The reference to
.text (as well as
.data,
.rodata and so on) come from format used for native binary executables in Linux, the
ELF format.
Salem means that in Linux, program code is read into memory that is marked read-only and executable, on all processors that support it. So, something like
Code:
int my_function(const int a, const int b)
{
return a + b;
}
/* Zero out first ten bytes of my_function */
memset(&my_function, 0, 10);
may work on some other platforms, but in Linux it will fail at run time with a
Segmentation fault -- which basically means that the program tried to write to memory it is not allowed to write to (or read or execute memory it's not allowed to), the hardware noticed it, and the kernel decided to kill the process. (There are some embedded platforms that don't have virtual memory or a memory management where that will actually succeed; they just cannot protect against code modifications.)

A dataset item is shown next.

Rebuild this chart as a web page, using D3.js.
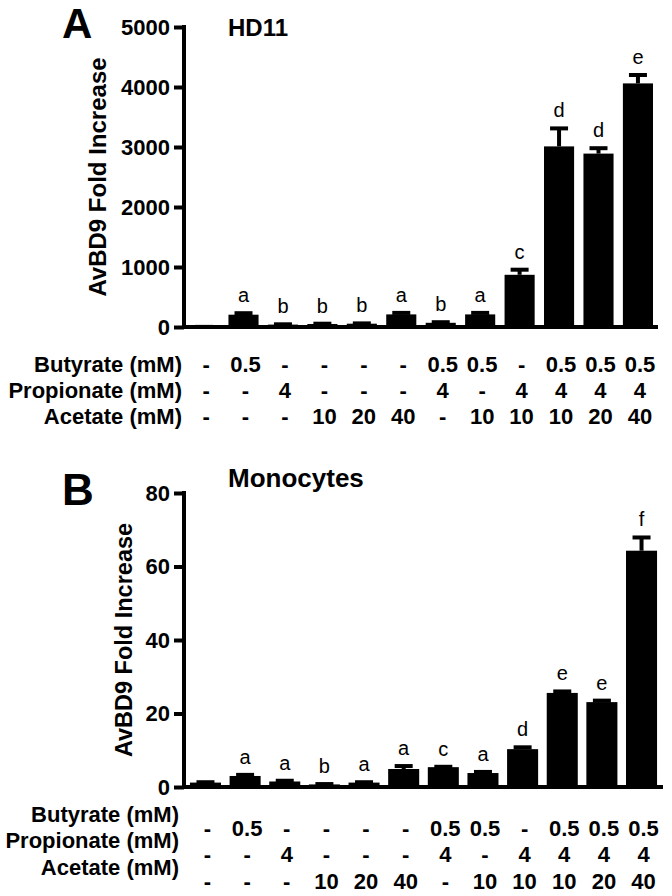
<!DOCTYPE html>
<html>
<head>
<meta charset="utf-8">
<script src="https://cdn.jsdelivr.net/npm/d3@7"></script>
<style>
  body { margin: 0; background: #fff; }
  svg { display: block; font-family: Arial, "Liberation Sans", sans-serif; }
</style>
</head>
<body>
<div id="chart"></div>
<script>
const butyrate   = ["-", "0.5", "-", "-", "-", "-", "0.5", "0.5", "-", "0.5", "0.5", "0.5"];
const propionate = ["-", "-", "4", "-", "-", "-", "4", "-", "4", "4", "4", "4"];
const acetate    = ["-", "-", "-", "10", "20", "40", "-", "10", "10", "10", "20", "40"];
const rowLabels  = ["Butyrate (mM)", "Propionate (mM)", "Acetate (mM)"];

const hd11Mean    = [1, 205, 40, 50, 55, 210, 70, 210, 870, 3010, 2890, 4060];
const hd11Err     = [1, 25, 5, 5, 5, 25, 10, 25, 85, 300, 90, 140];
const hd11Letters = ["", "a", "b", "b", "b", "a", "b", "a", "c", "d", "d", "e"];
const hd11Ticks   = [0, 1000, 2000, 3000, 4000, 5000];

const monoMean    = [1.2, 3.0, 1.5, 0.7, 1.2, 4.9, 5.4, 3.8, 10.3, 25.6, 23.1, 64.3];
const monoErr     = [0.1, 0.3, 0.2, 0.1, 0.1, 0.8, 0.1, 0.3, 0.5, 0.4, 0.4, 3.6];
const monoLetters = ["", "a", "a", "b", "a", "a", "c", "a", "d", "e", "e", "f"];
const monoTicks   = [0, 20, 40, 60, 80];

const svg = d3.select("#chart").append("svg")
    .attr("width", 672).attr("height", 896);

function panel(opt) {
    const g = svg.append("g");
    const y = d3.scaleLinear().domain([0, opt.max]).range([opt.y0, opt.y1]);
    const x = d3.scaleBand().domain(d3.range(12))
        .range([opt.axisX, opt.xEnd])
        .paddingInner(opt.pIn).paddingOuter(opt.pOut);

    // bars
    g.selectAll(".bar").data(opt.mean).enter().append("rect")
        .attr("x", (d, i) => x(i))
        .attr("width", x.bandwidth())
        .attr("y", d => y(d))
        .attr("height", d => y(0) - y(d))
        .attr("fill", "#000");

    // error bars
    const eb = g.selectAll(".err").data(opt.mean).enter().append("g");
    eb.append("line")
        .attr("x1", (d, i) => x(i) + x.bandwidth() / 2)
        .attr("x2", (d, i) => x(i) + x.bandwidth() / 2)
        .attr("y1", d => y(d))
        .attr("y2", (d, i) => y(d + opt.err[i]))
        .attr("stroke", "#000").attr("stroke-width", 4);
    eb.append("line")
        .attr("x1", (d, i) => x(i) + x.bandwidth() / 2 - 9)
        .attr("x2", (d, i) => x(i) + x.bandwidth() / 2 + 9)
        .attr("y1", (d, i) => y(d + opt.err[i]))
        .attr("y2", (d, i) => y(d + opt.err[i]))
        .attr("stroke", "#000").attr("stroke-width", 4);

    // significance letters
    g.selectAll(".sig").data(opt.letters).enter().append("text")
        .attr("x", (d, i) => x(i) + x.bandwidth() / 2)
        .attr("y", (d, i) => y(opt.mean[i] + opt.err[i]) - 11)
        .attr("text-anchor", "middle")
        .style("font-size", "20px")
        .text(d => d);

    // y axis
    const ya = g.append("g")
        .attr("transform", `translate(${opt.axisX},0)`)
        .call(d3.axisLeft(y).tickValues(opt.ticks).tickFormat(d3.format("d"))
            .tickSize(10).tickSizeOuter(0).tickPadding(4));
    ya.select(".domain").attr("stroke-width", 4).attr("d", `M0,${opt.y1 - 2}V${opt.y0 + 2}`);
    ya.selectAll(".tick line").attr("stroke-width", 4);
    ya.selectAll(".tick text")
        .style("font-size", "22px").style("font-weight", "bold")
        .style("font-family", "Arial, 'Liberation Sans', sans-serif")
        .attr("fill", "#000");

    // x axis
    g.append("line")
        .attr("x1", opt.axisX).attr("x2", opt.xEnd)
        .attr("y1", y(0)).attr("y2", y(0))
        .attr("stroke", "#000").attr("stroke-width", 4);

    // y label
    g.append("text")
        .attr("transform", `translate(${opt.labelX},${(opt.y0 + opt.y1) / 2}) rotate(-90)`)
        .attr("text-anchor", "middle").attr("dy", "0.35em")
        .style("font-size", opt.labelSize + "px").style("font-weight", "bold")
        .text("AvBD9 Fold Increase");

    // panel letter and title
    g.append("text").attr("x", 62).attr("y", opt.letterY)
        .style("font-size", opt.letterSize + "px").style("font-weight", "bold")
        .text(opt.letter);
    g.append("text").attr("x", 228).attr("y", opt.titleY)
        .style("font-size", opt.titleSize + "px").style("font-weight", "bold")
        .text(opt.title);

    // treatment table
    [butyrate, propionate, acetate].forEach((row, r) => {
        g.append("text")
            .attr("x", opt.tableLabelX).attr("y", opt.rowY[r])
            .attr("text-anchor", "end")
            .style("font-size", "22px").style("font-weight", "bold")
            .text(rowLabels[r]);
        g.selectAll(".cell" + r).data(row).enter().append("text")
            .attr("x", (d, i) => x(i) + x.bandwidth() / 2 + 2)
            .attr("y", opt.rowY[r] + opt.valOffset)
            .attr("text-anchor", "middle")
            .style("font-size", "22px").style("font-weight", "bold")
            .text(d => d);
    });
}

panel({
    mean: hd11Mean, err: hd11Err, letters: hd11Letters, ticks: hd11Ticks, max: 5000,
    y0: 327, y1: 27, axisX: 184, xEnd: 658, pIn: 0.237, pOut: 0.127,
    labelX: 98, labelSize: 24,
    letter: "A", letterY: 38, letterSize: 42,
    title: "HD11", titleY: 36, titleSize: 24,
    tableLabelX: 182, rowY: [372, 398, 424], valOffset: 0
});

panel({
    mean: monoMean, err: monoErr, letters: monoLetters, ticks: monoTicks, max: 80,
    y0: 787, y1: 493, axisX: 184, xEnd: 663, pIn: 0.217, pOut: 0.15,
    labelX: 124, labelSize: 23.5,
    letter: "B", letterY: 505, letterSize: 44,
    title: "Monocytes", titleY: 487, titleSize: 26,
    tableLabelX: 179, rowY: [822, 848, 875], valOffset: 14
});
</script>
</body>
</html>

Ah, forgot about the original question.
The memory layout does not matter at all, because the process simply cannot modify the memory containing code. In fact, current Linux kernels employ a randomization scheme, to make security exploits harder to write as memory addresses change from one execution to the next. This means that there is no specific layout.
It also means that catching bugs where you have a pointer with fixed, wrong value, becomes more interesting: it may only fail some of the time. Every now and then the address space randomization may cause the pointer to actually point to valid data.